» WHAT YOU WILL DO
Quote all lines below exactly. Images stay out.

» SOURCE MATERIAL
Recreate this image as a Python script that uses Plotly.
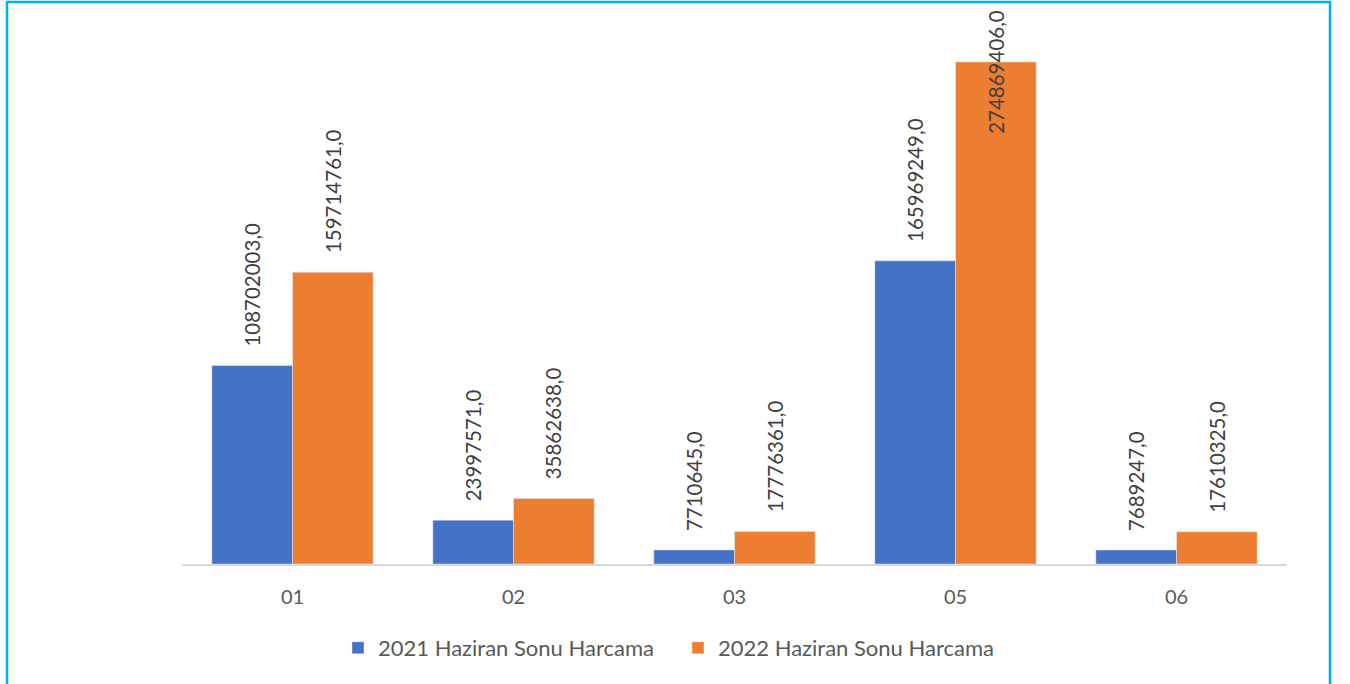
import plotly.graph_objects as go

categories = ["01", "02", "03", "05", "06"]
series_names = ["2021 Haziran Sonu Harcama", "2022 Haziran Sonu Harcama"]
values_2021 = [108702003, 23997571, 7710645, 165969249, 7689247]
values_2022 = [159714761, 35862638, 17776361, 274869406, 17610325]
label_2021 = ["108702003,0", "23997571,0", "7710645,0", "165969249,0", "7689247,0"]
label_2022 = ["159714761,0", "35862638,0", "17776361,0", "274869406,0", "17610325,0"]

colors = ["#4472C4", "#ED7D31"]
FONT = "Lato"
TXT = "#595959"
LBL = "#404040"

W, H = 1350, 684
ml, mr, mt = 182, 1350 - 1287, 16
base = 564
mb = H - base
plot_w = W - ml - mr
plot_h = H - mt - mb
y_max = 300_000_000
bargap = 0.27

fig = go.Figure()
fig.add_trace(go.Bar(x=categories, y=values_2021, name=series_names[0], marker_color=colors[0]))
fig.add_trace(go.Bar(x=categories, y=values_2022, name=series_names[1], marker_color=colors[1]))

cat_w = plot_w / len(categories)
bar_w = cat_w * (1 - bargap) / 2
label_len_px = 126
label_gap_px = 17
top_limit_px = 8
annotations = []
for vals, labels, sign in [(values_2021, label_2021, -1), (values_2022, label_2022, 1)]:
    for i, (v, t) in enumerate(zip(vals, labels)):
        bar_top_px = mt + plot_h * (1 - v / y_max)
        label_top = bar_top_px - label_gap_px - label_len_px
        if label_top >= top_limit_px:
            annotations.append(dict(x=i, y=v, xref="x", yref="y", text=t, textangle=-90,
                                    showarrow=False, yanchor="bottom", yshift=label_gap_px,
                                    xshift=sign * bar_w / 2,
                                    font=dict(family=FONT, size=20.5, color=LBL)))
        else:
            ypaper = (base - top_limit_px) / plot_h
            annotations.append(dict(x=i, y=ypaper, xref="x", yref="paper", text=t, textangle=-90,
                                    showarrow=False, yanchor="top",
                                    xshift=sign * bar_w / 2,
                                    font=dict(family=FONT, size=20.5, color=LBL)))

fig.update_layout(
    width=W, height=H,
    margin=dict(l=ml, r=mr, t=mt, b=mb, autoexpand=False),
    paper_bgcolor="white", plot_bgcolor="white",
    barmode="group", bargap=bargap, bargroupgap=0,
    font=dict(family=FONT, size=20, color=TXT),
    xaxis=dict(type="category", range=[-0.5, len(categories) - 0.5],
               showline=True, linecolor="#D9D9D9", linewidth=1.5, showgrid=False,
               ticks="outside", ticklen=14, tickcolor="rgba(0,0,0,0)",
               tickfont=dict(family=FONT, size=20, color=TXT)),
    yaxis=dict(range=[0, y_max], visible=False, showgrid=False),
    showlegend=True,
    legend=dict(orientation="h", x=(678 - ml) / plot_w, xanchor="center",
                y=(base - 648) / plot_h, yanchor="middle",
                entrywidth=295, entrywidthmode="pixels",
                font=dict(family=FONT, size=22, color=TXT)),
    annotations=annotations,
    shapes=[dict(type="rect", xref="paper", yref="paper",
                 x0=(7 - ml) / plot_w, x1=(1330 - ml) / plot_w,
                 y0=(base - 720) / plot_h, y1=(base - 2) / plot_h,
                 line=dict(color="#00B0F0", width=2.5), fillcolor="rgba(0,0,0,0)", layer="below")],
)

fig.write_html("out.html", config={"displayModeBar": False},
               post_script="document.body.style.margin='0px';")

» RESULT OF THE TASK
Recreate this image as a Python script that uses Plotly.
import plotly.graph_objects as go

categories = ["01", "02", "03", "05", "06"]
series_names = ["2021 Haziran Sonu Harcama", "2022 Haziran Sonu Harcama"]
values_2021 = [108702003, 23997571, 7710645, 165969249, 7689247]
values_2022 = [159714761, 35862638, 17776361, 274869406, 17610325]
label_2021 = ["108702003,0", "23997571,0", "7710645,0", "165969249,0", "7689247,0"]
label_2022 = ["159714761,0", "35862638,0", "17776361,0", "274869406,0", "17610325,0"]

colors = ["#4472C4", "#ED7D31"]
FONT = "Lato"
TXT = "#595959"
LBL = "#404040"

W, H = 1350, 684
ml, mr, mt = 182, 1350 - 1287, 16
base = 564
mb = H - base
plot_w = W - ml - mr
plot_h = H - mt - mb
y_max = 300_000_000
bargap = 0.27

fig = go.Figure()
fig.add_trace(go.Bar(x=categories, y=values_2021, name=series_names[0], marker_color=colors[0]))
fig.add_trace(go.Bar(x=categories, y=values_2022, name=series_names[1], marker_color=colors[1]))

cat_w = plot_w / len(categories)
bar_w = cat_w * (1 - bargap) / 2
label_len_px = 126
label_gap_px = 17
top_limit_px = 8
annotations = []
for vals, labels, sign in [(values_2021, label_2021, -1), (values_2022, label_2022, 1)]:
    for i, (v, t) in enumerate(zip(vals, labels)):
        bar_top_px = mt + plot_h * (1 - v / y_max)
        label_top = bar_top_px - label_gap_px - label_len_px
        if label_top >= top_limit_px:
            annotations.append(dict(x=i, y=v, xref="x", yref="y", text=t, textangle=-90,
                                    showarrow=False, yanchor="bottom", yshift=label_gap_px,
                                    xshift=sign * bar_w / 2,
                                    font=dict(family=FONT, size=20.5, color=LBL)))
        else:
            ypaper = (base - top_limit_px) / plot_h
            annotations.append(dict(x=i, y=ypaper, xref="x", yref="paper", text=t, textangle=-90,
                                    showarrow=False, yanchor="top",
                                    xshift=sign * bar_w / 2,
                                    font=dict(family=FONT, size=20.5, color=LBL)))

fig.update_layout(
    width=W, height=H,
    margin=dict(l=ml, r=mr, t=mt, b=mb, autoexpand=False),
    paper_bgcolor="white", plot_bgcolor="white",
    barmode="group", bargap=bargap, bargroupgap=0,
    font=dict(family=FONT, size=20, color=TXT),
    xaxis=dict(type="category", range=[-0.5, len(categories) - 0.5],
               showline=True, linecolor="#D9D9D9", linewidth=1.5, showgrid=False,
               ticks="outside", ticklen=14, tickcolor="rgba(0,0,0,0)",
               tickfont=dict(family=FONT, size=20, color=TXT)),
    yaxis=dict(range=[0, y_max], visible=False, showgrid=False),
    showlegend=True,
    legend=dict(orientation="h", x=(678 - ml) / plot_w, xanchor="center",
                y=(base - 648) / plot_h, yanchor="middle",
                entrywidth=295, entrywidthmode="pixels",
                font=dict(family=FONT, size=22, color=TXT)),
    annotations=annotations,
    shapes=[dict(type="rect", xref="paper", yref="paper",
                 x0=(7 - ml) / plot_w, x1=(1330 - ml) / plot_w,
                 y0=(base - 720) / plot_h, y1=(base - 2) / plot_h,
                 line=dict(color="#00B0F0", width=2.5), fillcolor="rgba(0,0,0,0)", layer="below")],
)

fig.write_html("out.html", config={"displayModeBar": False},
               post_script="document.body.style.margin='0px';")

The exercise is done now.